Request:
Output, word for word, every line from the start of the listing down to and including the line that contains "shapes = []"; include nothing else.

Data:
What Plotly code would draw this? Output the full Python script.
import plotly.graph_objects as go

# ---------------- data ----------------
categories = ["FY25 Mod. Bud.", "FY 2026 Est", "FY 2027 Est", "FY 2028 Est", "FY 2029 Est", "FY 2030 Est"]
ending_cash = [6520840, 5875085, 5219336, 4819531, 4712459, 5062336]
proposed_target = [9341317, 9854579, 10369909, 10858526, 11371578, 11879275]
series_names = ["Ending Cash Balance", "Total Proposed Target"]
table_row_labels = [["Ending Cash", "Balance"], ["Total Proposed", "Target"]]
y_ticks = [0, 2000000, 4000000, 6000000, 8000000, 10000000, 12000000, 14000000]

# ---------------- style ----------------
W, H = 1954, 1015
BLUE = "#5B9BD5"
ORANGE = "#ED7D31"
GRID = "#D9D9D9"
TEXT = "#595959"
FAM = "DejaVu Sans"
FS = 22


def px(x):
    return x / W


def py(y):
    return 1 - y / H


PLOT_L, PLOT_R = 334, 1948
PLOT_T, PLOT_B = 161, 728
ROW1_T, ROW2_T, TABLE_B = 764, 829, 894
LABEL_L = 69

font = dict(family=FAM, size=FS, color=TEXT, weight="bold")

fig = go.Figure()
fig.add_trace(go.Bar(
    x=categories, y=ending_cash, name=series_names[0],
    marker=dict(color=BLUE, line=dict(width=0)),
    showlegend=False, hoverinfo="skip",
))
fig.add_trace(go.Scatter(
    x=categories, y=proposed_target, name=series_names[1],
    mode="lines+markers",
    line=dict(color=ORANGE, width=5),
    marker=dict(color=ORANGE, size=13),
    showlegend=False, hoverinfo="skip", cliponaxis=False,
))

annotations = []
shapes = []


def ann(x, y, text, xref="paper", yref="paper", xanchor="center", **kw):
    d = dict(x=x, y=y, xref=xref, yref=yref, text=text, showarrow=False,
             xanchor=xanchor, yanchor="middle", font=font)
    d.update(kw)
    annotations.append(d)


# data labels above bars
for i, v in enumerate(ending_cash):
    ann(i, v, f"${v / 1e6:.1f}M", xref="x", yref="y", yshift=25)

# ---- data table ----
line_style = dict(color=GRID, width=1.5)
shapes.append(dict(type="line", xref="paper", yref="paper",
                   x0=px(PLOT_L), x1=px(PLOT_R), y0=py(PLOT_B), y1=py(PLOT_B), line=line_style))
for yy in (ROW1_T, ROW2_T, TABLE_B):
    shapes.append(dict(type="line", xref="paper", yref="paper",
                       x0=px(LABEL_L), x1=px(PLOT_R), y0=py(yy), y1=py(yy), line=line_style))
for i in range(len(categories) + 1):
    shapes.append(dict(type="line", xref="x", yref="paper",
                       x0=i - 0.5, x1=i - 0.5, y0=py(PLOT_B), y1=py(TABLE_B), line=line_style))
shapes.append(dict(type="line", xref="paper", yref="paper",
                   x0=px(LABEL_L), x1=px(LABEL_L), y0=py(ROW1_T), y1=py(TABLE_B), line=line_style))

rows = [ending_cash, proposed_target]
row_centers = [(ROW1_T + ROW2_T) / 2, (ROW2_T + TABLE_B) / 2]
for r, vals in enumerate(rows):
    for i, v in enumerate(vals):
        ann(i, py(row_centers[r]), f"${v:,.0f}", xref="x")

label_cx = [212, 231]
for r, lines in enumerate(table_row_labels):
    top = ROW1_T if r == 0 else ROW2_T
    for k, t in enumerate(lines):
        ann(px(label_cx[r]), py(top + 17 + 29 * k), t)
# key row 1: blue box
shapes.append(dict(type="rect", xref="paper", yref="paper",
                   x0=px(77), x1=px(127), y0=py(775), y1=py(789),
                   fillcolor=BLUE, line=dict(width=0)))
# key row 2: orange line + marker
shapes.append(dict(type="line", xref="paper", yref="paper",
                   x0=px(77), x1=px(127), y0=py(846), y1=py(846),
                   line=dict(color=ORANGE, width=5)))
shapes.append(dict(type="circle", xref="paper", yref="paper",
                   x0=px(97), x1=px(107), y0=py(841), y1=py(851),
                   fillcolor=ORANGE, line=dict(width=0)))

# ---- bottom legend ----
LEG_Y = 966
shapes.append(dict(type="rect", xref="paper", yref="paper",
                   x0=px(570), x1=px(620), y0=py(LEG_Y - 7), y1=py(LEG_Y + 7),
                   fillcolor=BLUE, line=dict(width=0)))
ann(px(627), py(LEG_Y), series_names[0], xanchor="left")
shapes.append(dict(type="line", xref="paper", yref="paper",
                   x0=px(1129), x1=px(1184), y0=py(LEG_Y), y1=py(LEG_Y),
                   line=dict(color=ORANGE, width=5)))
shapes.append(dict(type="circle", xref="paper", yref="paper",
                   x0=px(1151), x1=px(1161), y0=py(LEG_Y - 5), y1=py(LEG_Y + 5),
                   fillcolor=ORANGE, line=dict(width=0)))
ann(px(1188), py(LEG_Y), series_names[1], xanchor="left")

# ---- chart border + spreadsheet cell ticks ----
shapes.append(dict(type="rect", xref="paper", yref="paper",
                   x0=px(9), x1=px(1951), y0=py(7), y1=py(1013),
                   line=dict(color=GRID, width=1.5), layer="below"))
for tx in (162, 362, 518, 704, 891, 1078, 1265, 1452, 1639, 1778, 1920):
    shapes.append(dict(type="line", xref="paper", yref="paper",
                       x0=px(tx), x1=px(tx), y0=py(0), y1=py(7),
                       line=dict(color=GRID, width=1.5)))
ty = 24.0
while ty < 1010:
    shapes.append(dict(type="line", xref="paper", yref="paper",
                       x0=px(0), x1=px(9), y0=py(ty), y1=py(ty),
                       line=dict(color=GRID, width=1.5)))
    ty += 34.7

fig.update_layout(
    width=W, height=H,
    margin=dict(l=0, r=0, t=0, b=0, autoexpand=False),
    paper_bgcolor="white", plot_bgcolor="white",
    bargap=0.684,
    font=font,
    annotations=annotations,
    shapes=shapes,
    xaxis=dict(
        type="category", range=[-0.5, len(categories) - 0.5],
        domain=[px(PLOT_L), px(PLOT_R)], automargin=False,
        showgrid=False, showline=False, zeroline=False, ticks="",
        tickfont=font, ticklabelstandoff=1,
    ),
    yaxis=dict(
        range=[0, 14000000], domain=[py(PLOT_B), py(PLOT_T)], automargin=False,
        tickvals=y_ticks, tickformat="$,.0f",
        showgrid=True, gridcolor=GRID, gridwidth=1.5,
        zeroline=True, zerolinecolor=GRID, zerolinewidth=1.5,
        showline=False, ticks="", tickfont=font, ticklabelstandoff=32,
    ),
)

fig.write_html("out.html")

Response below:
What Plotly code would draw this? Output the full Python script.
import plotly.graph_objects as go

# ---------------- data ----------------
categories = ["FY25 Mod. Bud.", "FY 2026 Est", "FY 2027 Est", "FY 2028 Est", "FY 2029 Est", "FY 2030 Est"]
ending_cash = [6520840, 5875085, 5219336, 4819531, 4712459, 5062336]
proposed_target = [9341317, 9854579, 10369909, 10858526, 11371578, 11879275]
series_names = ["Ending Cash Balance", "Total Proposed Target"]
table_row_labels = [["Ending Cash", "Balance"], ["Total Proposed", "Target"]]
y_ticks = [0, 2000000, 4000000, 6000000, 8000000, 10000000, 12000000, 14000000]

# ---------------- style ----------------
W, H = 1954, 1015
BLUE = "#5B9BD5"
ORANGE = "#ED7D31"
GRID = "#D9D9D9"
TEXT = "#595959"
FAM = "DejaVu Sans"
FS = 22


def px(x):
    return x / W


def py(y):
    return 1 - y / H


PLOT_L, PLOT_R = 334, 1948
PLOT_T, PLOT_B = 161, 728
ROW1_T, ROW2_T, TABLE_B = 764, 829, 894
LABEL_L = 69

font = dict(family=FAM, size=FS, color=TEXT, weight="bold")

fig = go.Figure()
fig.add_trace(go.Bar(
    x=categories, y=ending_cash, name=series_names[0],
    marker=dict(color=BLUE, line=dict(width=0)),
    showlegend=False, hoverinfo="skip",
))
fig.add_trace(go.Scatter(
    x=categories, y=proposed_target, name=series_names[1],
    mode="lines+markers",
    line=dict(color=ORANGE, width=5),
    marker=dict(color=ORANGE, size=13),
    showlegend=False, hoverinfo="skip", cliponaxis=False,
))

annotations = []
shapes = []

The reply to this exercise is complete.